Scalable superscalar processing

In this dissertation, it is demonstrated that there is sufficient parallelism in ordinary programs to scale the issue width of the out-of-order issue superscalar processors provided that processors employ very large instruction windows and near-perfect dynamic memory disambiguation. The state-of-the-art instruction wake-up and dynamic memory disambiguation techniques are thoroughly analyzed and it is demonstrated that they do not scale beyond an issue width of 8. This dissertation proposes alternative techniques for dynamic memory disambiguation and instruction wake-up mechanisms that scale well upto an issue width of 32. Large instruction windows can be implemented without adversely effecting the processor clock using the concept of dynamically generating a dependence graph which is then used to directly wake-up instructions which are shelved in the reorder buffer. The resulting microarchitecture is called the Direct Wake-up Microarchitecture ( DWMA ). DWMA implements very large instruction windows with little loss in performance compared to an ideal central window implementation of the same size. For example, The DWMA processor achieves 84%, 79% and 67% of the performance of an ideal central window processor at issue widths of 8, 16 and 32 instructions, respectively. The solution to scalable dynamic memory disambiguation is based on a novel memory order violation detection mechanism which allows full out-of-order issuing of the store instructions in the instruction window.

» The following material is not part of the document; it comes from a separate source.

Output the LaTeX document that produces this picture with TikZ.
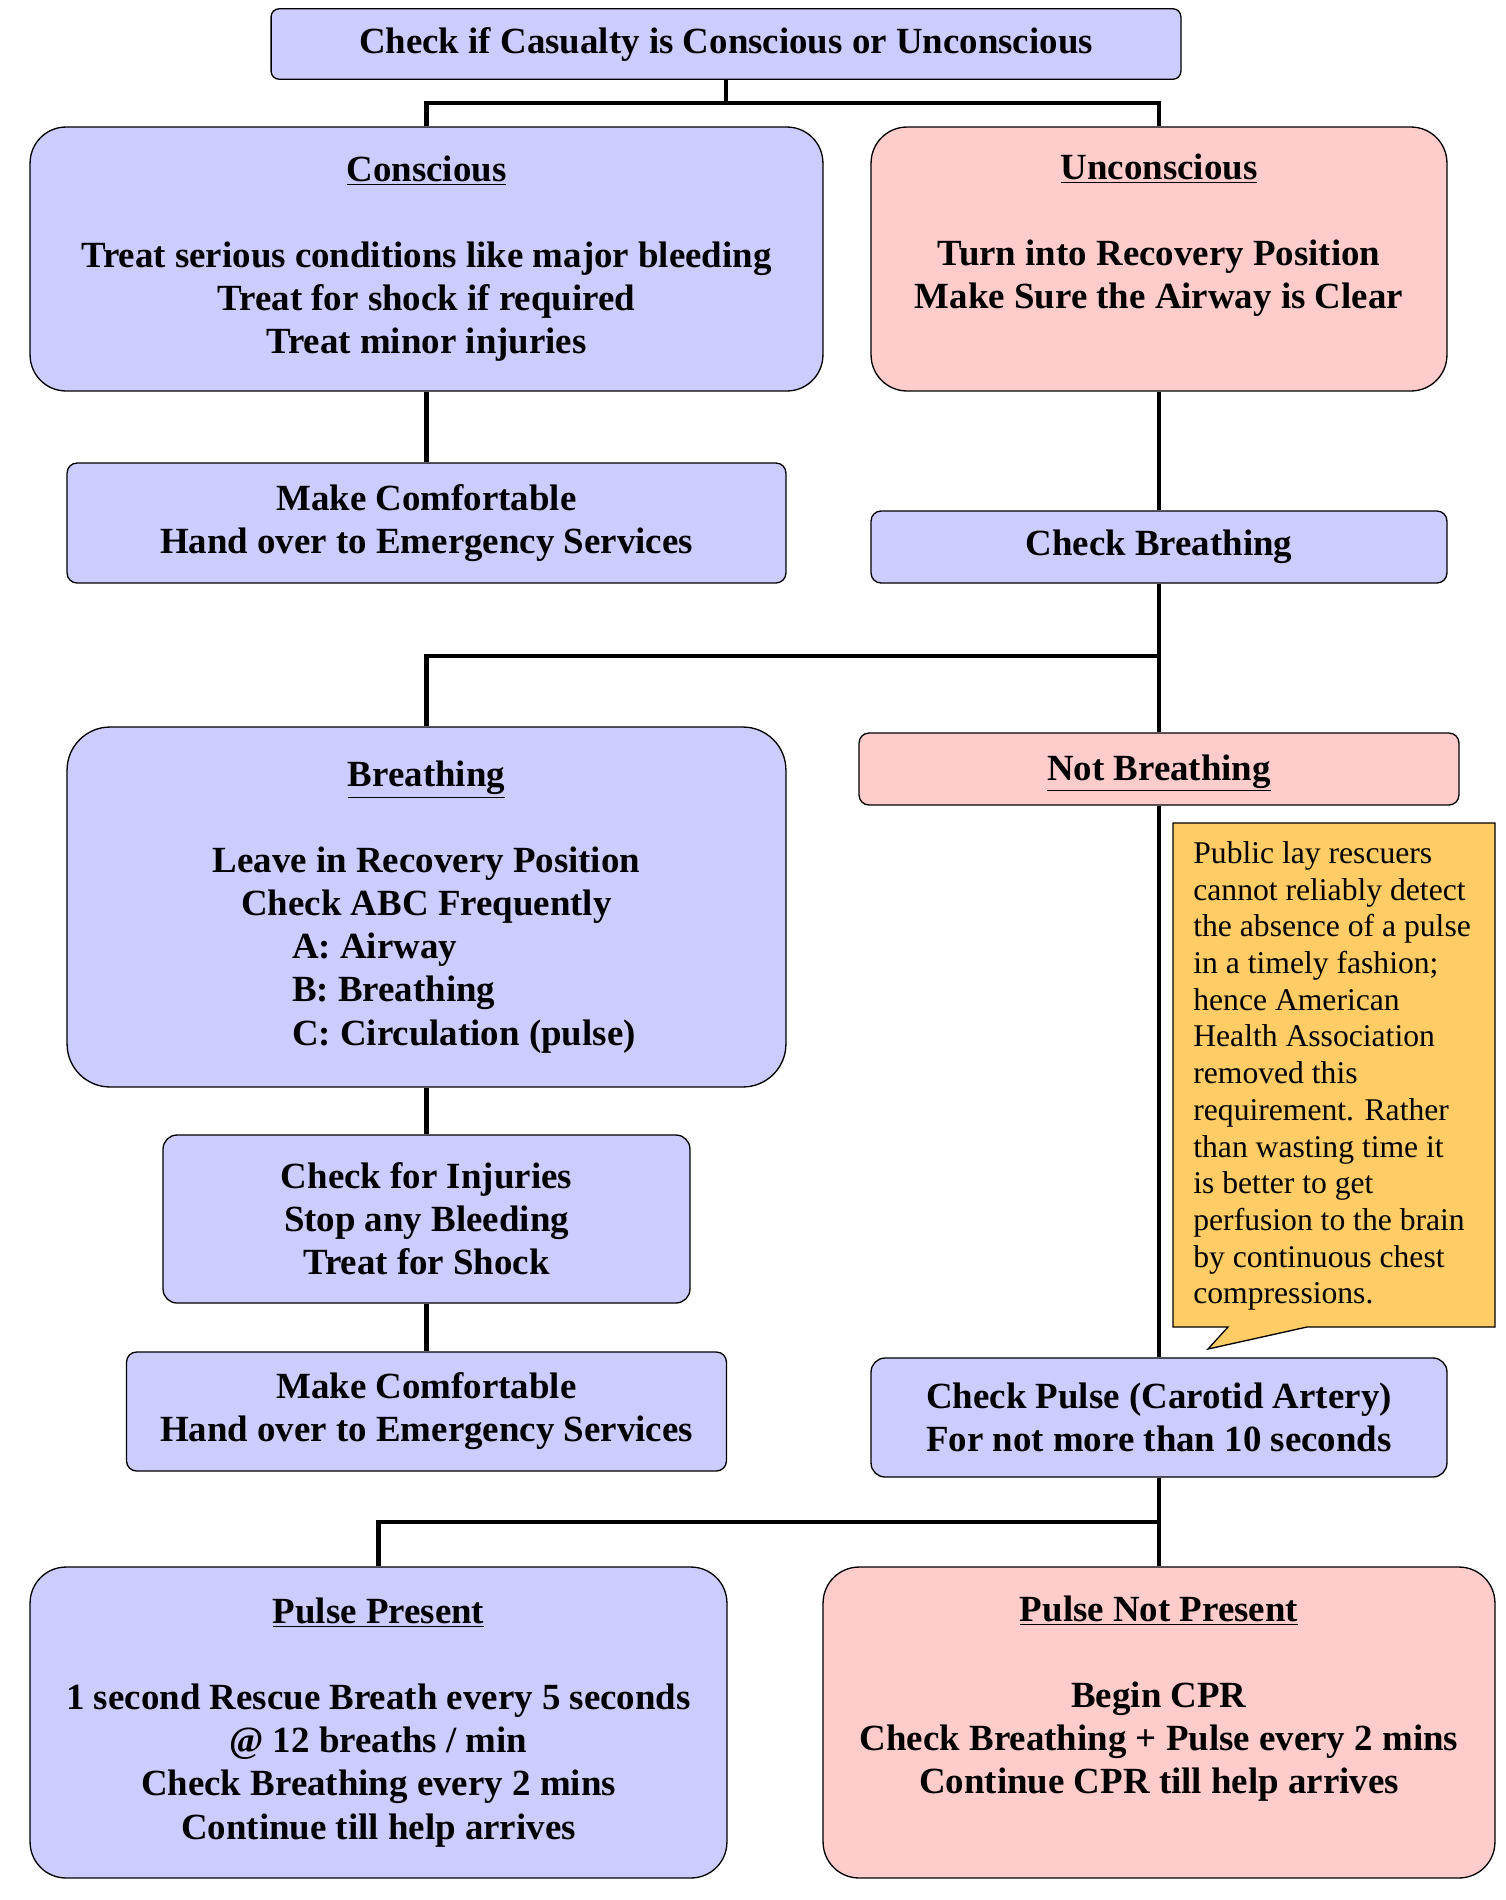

As a result, memory dependence predictors which rely only on the program counter values to make their predictions can be effectively employed without introducing false memory dependencies. Using this technique together with the store-set memory disambiguator a processor can achieve 100%, 96%, and 85% of the performance of a processor that embodies a “perfect” memory disambiguator at issue widths of 8, 16, and 32 instructions, respectively. Evaluation of both the existing techniques as well as the new ones demanded development of many simulators. As a result, a new domain specific language called Architecture Description Language ( ADL ) has been designed and implemented in a powerful simulation system called the Flexible Architecture Simulation Tool ( FAST ). FAST has been used to generate all the cycle-level accurate simulators required for this thesis.